RECORDED DATA:
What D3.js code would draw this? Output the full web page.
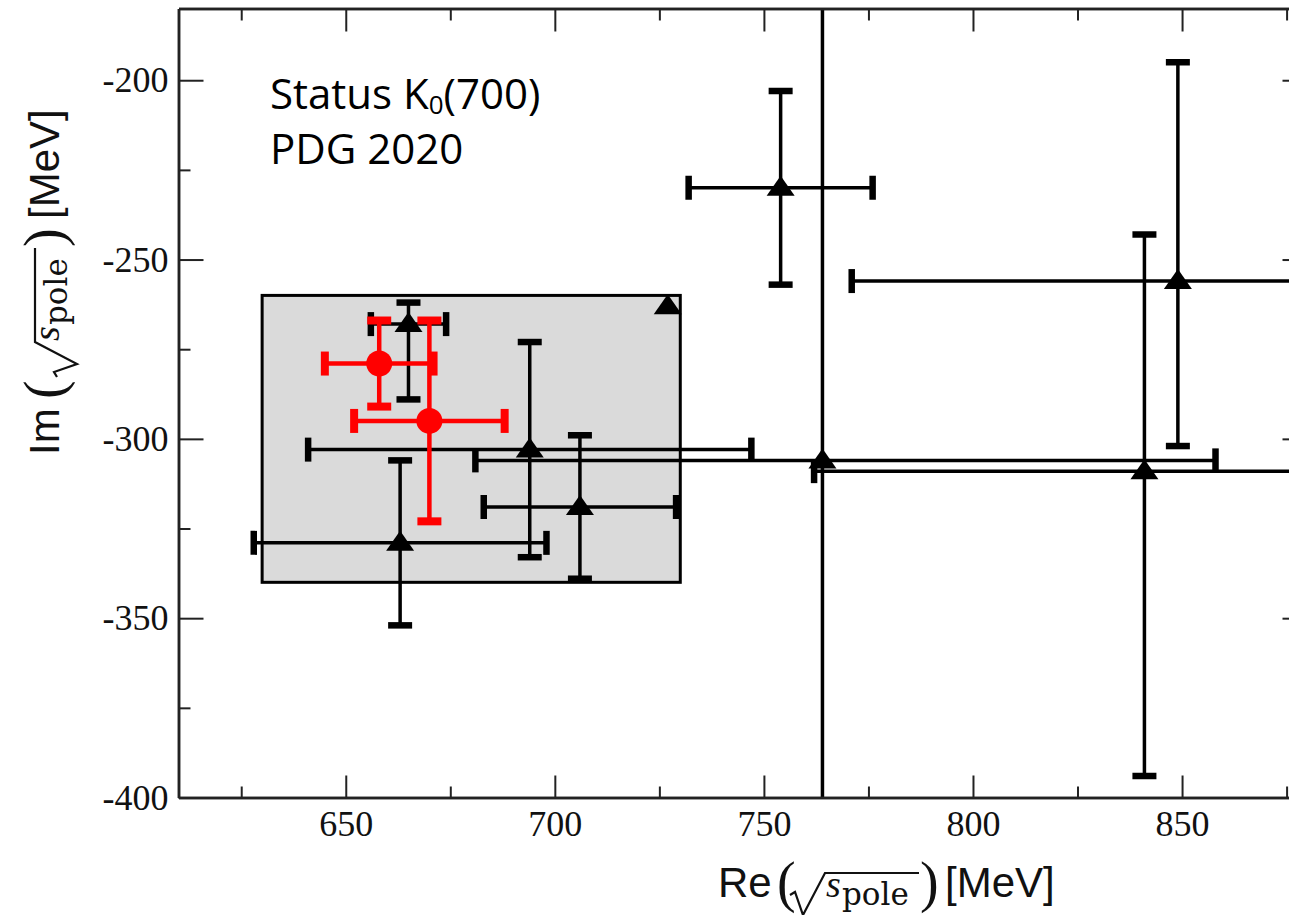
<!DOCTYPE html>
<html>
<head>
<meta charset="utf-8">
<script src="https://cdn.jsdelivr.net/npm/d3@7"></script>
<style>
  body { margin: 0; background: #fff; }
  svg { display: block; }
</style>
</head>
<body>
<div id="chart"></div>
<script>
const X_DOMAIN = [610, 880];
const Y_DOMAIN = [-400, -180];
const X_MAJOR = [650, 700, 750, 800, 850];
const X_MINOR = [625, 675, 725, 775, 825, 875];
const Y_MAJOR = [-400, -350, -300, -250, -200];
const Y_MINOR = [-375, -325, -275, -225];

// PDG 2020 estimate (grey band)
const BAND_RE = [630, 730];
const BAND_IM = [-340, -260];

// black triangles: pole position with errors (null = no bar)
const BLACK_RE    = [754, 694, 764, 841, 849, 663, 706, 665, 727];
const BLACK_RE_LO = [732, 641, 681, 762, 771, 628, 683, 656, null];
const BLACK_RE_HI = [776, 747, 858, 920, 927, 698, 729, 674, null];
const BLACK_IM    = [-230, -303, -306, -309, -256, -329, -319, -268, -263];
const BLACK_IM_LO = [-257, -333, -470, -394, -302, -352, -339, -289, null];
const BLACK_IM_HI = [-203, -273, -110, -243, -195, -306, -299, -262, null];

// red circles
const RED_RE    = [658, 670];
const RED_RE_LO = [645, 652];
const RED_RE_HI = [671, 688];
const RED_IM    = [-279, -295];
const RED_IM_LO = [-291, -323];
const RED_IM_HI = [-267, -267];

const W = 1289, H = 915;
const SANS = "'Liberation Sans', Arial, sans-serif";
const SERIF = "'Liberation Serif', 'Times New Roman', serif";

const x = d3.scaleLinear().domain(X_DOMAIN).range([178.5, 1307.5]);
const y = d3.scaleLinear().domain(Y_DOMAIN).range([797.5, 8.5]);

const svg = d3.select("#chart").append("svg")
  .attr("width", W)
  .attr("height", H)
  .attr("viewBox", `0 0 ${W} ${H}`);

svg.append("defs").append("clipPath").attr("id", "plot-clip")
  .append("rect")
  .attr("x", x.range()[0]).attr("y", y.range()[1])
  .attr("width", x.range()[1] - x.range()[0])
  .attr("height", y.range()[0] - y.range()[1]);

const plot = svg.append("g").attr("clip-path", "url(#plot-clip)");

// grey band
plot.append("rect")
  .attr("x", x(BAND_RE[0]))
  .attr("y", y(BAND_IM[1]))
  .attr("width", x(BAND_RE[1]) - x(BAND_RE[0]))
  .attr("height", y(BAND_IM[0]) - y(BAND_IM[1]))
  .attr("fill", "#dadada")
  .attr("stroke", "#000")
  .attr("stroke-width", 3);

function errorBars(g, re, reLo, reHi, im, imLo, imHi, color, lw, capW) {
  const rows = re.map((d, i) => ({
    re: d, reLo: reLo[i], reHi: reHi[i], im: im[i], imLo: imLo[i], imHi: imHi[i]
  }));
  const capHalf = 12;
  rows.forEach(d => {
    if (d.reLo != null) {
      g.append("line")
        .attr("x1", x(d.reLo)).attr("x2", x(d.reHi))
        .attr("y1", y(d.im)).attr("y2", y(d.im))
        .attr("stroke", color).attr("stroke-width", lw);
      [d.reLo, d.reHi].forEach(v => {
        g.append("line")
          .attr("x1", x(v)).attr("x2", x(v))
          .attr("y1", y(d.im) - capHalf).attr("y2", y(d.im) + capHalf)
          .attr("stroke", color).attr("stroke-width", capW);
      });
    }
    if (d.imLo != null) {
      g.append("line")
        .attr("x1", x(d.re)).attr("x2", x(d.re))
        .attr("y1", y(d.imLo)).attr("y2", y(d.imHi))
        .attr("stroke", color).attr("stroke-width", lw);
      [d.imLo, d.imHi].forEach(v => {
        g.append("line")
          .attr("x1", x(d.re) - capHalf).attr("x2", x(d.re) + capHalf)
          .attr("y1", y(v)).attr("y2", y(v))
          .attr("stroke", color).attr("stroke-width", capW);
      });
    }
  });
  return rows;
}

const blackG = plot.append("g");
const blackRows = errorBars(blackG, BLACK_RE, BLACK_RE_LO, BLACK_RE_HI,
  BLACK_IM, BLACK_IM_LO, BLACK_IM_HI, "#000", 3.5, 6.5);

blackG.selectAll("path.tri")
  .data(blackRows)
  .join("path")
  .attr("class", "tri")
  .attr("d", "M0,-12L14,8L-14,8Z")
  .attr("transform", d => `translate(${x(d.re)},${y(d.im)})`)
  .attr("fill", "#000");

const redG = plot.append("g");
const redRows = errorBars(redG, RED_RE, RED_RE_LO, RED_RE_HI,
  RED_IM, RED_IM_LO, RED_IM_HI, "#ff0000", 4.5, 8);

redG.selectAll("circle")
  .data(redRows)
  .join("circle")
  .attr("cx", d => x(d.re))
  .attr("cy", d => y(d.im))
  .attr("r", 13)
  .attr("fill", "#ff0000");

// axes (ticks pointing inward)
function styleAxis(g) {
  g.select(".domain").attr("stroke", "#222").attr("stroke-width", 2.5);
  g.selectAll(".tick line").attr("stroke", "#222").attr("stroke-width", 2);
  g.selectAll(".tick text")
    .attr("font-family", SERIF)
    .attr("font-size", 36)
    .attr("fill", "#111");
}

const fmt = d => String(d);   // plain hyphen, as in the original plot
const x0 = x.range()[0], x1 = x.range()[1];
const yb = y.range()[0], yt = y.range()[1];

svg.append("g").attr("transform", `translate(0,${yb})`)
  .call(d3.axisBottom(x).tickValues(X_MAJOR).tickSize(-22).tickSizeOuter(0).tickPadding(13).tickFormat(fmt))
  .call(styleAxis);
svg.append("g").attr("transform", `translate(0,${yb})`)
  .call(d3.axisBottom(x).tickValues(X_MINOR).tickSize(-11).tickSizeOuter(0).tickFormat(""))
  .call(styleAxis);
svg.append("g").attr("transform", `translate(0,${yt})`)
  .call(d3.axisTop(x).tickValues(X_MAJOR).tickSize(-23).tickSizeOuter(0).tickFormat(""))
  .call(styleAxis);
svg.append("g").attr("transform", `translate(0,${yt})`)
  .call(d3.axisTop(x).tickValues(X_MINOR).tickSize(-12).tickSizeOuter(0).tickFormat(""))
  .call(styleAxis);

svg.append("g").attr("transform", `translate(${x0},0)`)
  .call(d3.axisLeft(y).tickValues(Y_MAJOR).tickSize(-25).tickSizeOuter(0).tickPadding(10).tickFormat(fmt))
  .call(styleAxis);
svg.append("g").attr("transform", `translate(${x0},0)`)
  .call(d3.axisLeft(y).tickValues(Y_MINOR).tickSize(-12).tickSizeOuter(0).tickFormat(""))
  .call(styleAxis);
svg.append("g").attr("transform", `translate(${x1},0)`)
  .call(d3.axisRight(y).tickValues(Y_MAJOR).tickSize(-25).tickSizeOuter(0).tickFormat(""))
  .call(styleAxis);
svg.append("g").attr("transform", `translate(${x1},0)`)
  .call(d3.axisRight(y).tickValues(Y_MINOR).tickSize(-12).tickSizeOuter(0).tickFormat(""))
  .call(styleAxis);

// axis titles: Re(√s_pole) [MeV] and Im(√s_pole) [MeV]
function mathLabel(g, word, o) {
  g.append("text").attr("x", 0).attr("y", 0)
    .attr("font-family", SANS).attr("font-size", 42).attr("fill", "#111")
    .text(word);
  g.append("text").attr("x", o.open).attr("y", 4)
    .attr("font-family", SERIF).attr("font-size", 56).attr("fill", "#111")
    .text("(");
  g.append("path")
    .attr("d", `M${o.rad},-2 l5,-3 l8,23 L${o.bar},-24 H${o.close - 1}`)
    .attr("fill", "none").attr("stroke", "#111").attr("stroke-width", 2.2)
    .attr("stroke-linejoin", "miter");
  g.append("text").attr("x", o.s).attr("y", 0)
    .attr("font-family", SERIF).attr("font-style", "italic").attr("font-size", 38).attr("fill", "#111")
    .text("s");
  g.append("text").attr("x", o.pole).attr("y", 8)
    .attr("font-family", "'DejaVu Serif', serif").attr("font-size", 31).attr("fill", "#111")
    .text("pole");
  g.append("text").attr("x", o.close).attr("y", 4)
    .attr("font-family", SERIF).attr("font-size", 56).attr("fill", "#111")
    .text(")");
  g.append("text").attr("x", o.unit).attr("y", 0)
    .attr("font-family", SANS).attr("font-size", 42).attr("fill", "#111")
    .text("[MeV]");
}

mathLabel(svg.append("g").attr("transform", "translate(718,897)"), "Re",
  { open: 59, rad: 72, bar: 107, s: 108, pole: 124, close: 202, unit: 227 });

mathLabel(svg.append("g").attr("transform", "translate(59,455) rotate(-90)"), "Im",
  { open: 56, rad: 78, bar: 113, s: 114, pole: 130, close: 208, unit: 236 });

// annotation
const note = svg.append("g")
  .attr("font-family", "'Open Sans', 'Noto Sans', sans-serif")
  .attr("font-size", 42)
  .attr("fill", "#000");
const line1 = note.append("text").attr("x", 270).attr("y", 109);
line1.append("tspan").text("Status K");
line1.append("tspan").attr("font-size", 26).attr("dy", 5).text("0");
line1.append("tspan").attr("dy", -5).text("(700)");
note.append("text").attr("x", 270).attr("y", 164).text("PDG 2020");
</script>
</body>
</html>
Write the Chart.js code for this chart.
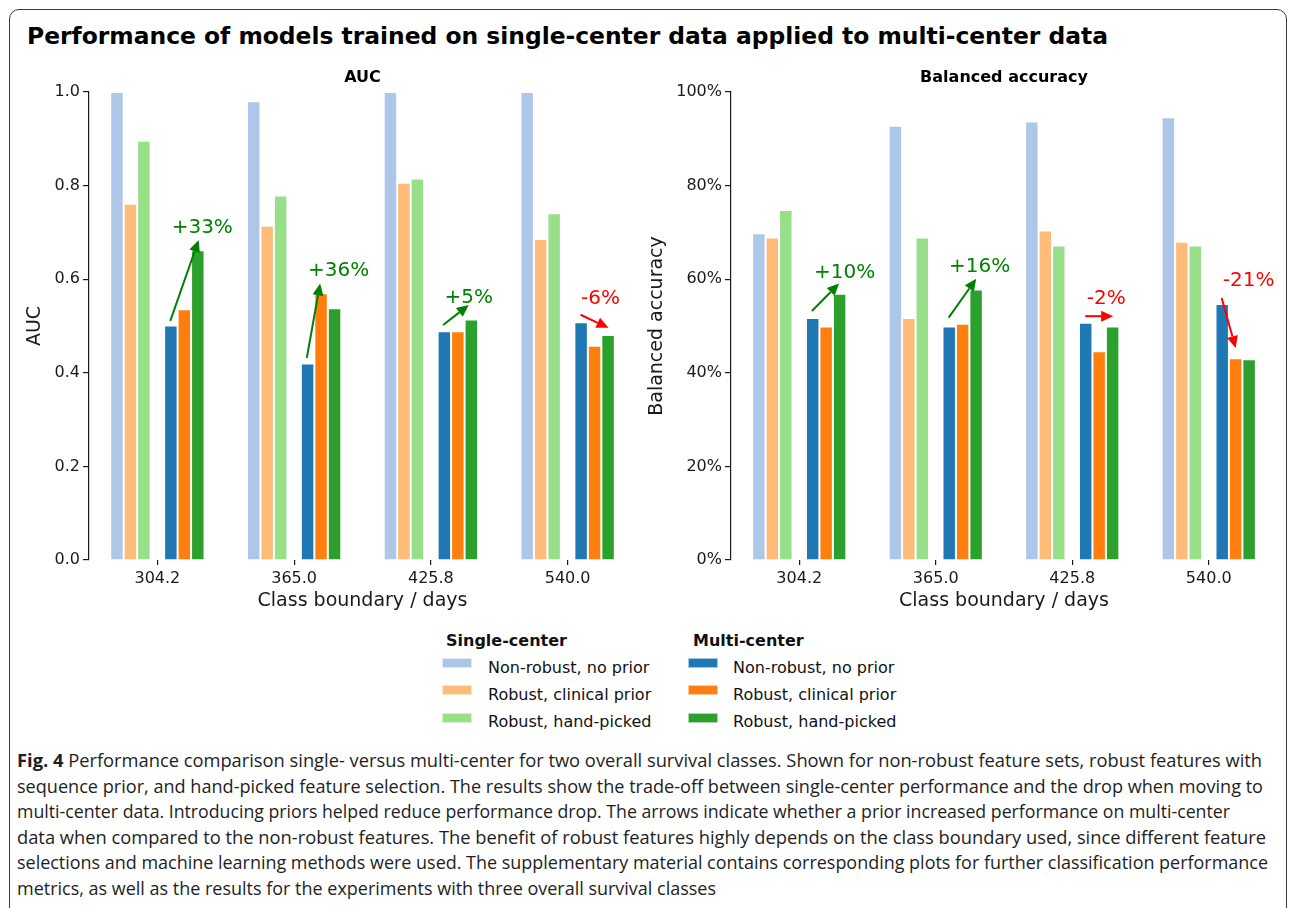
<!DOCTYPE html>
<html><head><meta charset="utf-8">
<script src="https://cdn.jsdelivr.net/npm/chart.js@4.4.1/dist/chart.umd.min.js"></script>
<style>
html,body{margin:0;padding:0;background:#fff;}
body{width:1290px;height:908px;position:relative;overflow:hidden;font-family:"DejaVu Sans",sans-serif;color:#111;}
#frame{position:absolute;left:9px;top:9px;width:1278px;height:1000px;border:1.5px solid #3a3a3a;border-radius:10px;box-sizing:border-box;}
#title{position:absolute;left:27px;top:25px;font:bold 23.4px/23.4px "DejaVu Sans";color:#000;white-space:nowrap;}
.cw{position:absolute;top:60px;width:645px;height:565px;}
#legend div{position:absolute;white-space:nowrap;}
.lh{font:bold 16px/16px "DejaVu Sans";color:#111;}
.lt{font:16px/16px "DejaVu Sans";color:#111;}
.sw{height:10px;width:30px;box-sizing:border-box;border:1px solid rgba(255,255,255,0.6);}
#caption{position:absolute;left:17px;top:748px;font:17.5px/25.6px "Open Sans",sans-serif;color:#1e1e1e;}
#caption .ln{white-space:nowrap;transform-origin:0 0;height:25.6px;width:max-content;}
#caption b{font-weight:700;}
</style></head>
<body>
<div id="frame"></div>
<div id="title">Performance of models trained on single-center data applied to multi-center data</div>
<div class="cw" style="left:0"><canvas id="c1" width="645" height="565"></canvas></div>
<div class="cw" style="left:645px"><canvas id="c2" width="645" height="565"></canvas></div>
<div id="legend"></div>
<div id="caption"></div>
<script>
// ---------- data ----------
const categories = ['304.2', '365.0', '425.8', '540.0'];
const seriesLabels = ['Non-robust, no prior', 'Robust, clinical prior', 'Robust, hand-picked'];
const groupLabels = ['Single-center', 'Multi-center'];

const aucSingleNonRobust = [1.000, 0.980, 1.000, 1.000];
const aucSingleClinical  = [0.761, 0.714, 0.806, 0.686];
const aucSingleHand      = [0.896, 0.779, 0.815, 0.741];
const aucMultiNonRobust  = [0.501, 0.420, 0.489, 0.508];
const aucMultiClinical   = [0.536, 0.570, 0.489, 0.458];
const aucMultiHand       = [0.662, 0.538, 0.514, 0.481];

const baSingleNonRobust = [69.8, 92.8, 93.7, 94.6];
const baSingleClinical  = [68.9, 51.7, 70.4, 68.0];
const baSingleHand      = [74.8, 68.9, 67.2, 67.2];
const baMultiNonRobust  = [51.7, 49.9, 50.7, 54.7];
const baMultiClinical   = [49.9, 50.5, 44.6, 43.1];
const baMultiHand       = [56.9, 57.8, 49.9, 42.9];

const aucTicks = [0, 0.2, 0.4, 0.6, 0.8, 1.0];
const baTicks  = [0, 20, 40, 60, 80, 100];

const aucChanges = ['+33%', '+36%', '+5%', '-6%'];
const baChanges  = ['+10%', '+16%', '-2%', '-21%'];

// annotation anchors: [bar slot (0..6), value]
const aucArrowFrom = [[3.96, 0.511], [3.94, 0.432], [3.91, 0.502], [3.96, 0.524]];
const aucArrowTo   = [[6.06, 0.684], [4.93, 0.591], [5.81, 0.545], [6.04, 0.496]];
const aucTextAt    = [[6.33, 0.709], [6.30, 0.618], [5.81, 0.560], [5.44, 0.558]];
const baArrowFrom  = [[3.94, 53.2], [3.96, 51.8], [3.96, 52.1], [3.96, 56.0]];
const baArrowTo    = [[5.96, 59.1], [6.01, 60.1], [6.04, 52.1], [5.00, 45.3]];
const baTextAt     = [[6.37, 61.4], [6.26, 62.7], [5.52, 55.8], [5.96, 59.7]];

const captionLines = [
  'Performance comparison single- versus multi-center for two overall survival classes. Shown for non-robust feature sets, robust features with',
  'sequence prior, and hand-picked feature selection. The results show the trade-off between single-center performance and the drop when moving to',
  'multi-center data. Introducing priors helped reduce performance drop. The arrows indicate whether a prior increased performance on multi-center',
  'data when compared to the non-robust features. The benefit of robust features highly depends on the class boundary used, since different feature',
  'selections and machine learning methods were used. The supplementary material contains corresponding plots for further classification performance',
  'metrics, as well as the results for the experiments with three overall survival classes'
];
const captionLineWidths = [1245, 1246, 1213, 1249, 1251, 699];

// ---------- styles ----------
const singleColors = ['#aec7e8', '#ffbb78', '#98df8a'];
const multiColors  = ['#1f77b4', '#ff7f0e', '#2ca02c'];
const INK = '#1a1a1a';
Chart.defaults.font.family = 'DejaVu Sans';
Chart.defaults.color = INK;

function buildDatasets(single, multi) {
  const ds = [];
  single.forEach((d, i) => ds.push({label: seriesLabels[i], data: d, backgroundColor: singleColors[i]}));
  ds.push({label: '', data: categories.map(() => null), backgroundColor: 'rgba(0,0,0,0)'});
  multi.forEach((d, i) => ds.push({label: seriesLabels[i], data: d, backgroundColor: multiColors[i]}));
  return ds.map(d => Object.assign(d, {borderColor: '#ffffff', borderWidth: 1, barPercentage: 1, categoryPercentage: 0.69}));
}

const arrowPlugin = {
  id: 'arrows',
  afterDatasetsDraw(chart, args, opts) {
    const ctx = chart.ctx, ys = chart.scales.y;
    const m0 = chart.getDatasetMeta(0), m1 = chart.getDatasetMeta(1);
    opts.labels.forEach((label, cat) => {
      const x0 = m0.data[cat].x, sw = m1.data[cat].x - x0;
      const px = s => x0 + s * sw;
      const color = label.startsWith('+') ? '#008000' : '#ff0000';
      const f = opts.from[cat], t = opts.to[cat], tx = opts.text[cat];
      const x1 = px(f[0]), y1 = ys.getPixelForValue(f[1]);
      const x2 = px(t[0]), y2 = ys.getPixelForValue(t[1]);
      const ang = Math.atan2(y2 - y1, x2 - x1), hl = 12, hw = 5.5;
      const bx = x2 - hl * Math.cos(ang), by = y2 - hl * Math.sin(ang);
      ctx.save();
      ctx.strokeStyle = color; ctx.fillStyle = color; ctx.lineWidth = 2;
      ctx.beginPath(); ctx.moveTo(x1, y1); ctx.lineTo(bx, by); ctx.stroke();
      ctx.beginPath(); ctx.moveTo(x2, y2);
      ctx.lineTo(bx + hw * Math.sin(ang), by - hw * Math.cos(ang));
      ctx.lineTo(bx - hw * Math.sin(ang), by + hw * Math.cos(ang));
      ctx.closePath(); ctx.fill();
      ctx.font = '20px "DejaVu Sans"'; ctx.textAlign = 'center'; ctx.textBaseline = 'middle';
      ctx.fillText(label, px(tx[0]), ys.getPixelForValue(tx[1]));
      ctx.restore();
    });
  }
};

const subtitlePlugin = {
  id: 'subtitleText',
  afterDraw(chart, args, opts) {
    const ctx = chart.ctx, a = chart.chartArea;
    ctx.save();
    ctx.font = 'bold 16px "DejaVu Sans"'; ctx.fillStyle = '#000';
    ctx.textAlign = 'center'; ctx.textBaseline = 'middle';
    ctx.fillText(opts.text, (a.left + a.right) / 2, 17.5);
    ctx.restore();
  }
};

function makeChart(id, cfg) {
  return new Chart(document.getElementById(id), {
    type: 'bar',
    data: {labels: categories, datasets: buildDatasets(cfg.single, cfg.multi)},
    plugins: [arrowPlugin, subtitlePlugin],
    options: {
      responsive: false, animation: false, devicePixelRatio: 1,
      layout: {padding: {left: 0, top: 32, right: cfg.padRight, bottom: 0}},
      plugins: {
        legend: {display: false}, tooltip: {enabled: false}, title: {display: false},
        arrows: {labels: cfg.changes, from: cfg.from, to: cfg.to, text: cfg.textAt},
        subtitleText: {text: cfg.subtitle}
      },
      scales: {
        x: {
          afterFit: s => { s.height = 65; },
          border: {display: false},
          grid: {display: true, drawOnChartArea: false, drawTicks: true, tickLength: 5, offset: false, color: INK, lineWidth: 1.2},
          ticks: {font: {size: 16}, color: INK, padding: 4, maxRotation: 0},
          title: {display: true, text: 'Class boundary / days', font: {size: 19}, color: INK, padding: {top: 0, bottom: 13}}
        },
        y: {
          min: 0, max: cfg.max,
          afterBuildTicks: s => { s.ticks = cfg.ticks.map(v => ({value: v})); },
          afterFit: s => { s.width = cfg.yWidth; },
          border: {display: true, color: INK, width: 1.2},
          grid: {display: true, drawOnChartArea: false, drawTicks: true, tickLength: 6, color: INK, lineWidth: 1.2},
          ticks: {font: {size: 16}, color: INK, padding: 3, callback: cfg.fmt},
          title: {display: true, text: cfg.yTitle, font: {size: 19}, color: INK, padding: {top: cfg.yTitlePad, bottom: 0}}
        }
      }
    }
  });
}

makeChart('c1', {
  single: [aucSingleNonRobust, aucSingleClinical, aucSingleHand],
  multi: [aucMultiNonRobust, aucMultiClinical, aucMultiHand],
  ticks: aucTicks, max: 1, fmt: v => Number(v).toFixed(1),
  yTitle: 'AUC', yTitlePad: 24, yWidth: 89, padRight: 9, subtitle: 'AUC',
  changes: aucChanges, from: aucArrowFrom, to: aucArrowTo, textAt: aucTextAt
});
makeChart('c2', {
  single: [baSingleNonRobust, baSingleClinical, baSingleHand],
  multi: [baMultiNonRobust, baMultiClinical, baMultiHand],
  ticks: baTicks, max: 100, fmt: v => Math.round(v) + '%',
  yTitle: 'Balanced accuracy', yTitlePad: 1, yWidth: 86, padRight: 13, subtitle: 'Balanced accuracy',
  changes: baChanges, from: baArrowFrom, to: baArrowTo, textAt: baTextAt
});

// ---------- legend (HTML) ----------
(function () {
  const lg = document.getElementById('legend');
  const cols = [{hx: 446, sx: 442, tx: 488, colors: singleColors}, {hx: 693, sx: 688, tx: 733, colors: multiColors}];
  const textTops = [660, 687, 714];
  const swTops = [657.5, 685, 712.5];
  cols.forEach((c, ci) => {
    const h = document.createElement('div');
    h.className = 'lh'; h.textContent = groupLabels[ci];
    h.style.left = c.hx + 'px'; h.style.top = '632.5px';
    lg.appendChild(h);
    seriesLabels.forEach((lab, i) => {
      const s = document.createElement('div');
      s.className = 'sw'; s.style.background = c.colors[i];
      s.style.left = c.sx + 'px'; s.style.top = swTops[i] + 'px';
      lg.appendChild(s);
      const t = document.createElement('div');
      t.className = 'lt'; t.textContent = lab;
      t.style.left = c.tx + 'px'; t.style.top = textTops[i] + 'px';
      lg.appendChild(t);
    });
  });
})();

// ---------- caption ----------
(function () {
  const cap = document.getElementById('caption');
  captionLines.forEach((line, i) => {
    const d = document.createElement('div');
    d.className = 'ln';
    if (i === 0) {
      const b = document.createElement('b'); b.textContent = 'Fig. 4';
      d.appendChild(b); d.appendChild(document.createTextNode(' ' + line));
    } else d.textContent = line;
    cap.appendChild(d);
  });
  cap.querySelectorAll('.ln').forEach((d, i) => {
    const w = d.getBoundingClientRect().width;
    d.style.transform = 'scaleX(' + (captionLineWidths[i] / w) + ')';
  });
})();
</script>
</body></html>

GOAL OF THE EXERCISE:
Extract every line of the records above that contains the word "code".

TASK ANSWER:
What D3.js code would draw this? Output the full web page.
Write the Chart.js code for this chart.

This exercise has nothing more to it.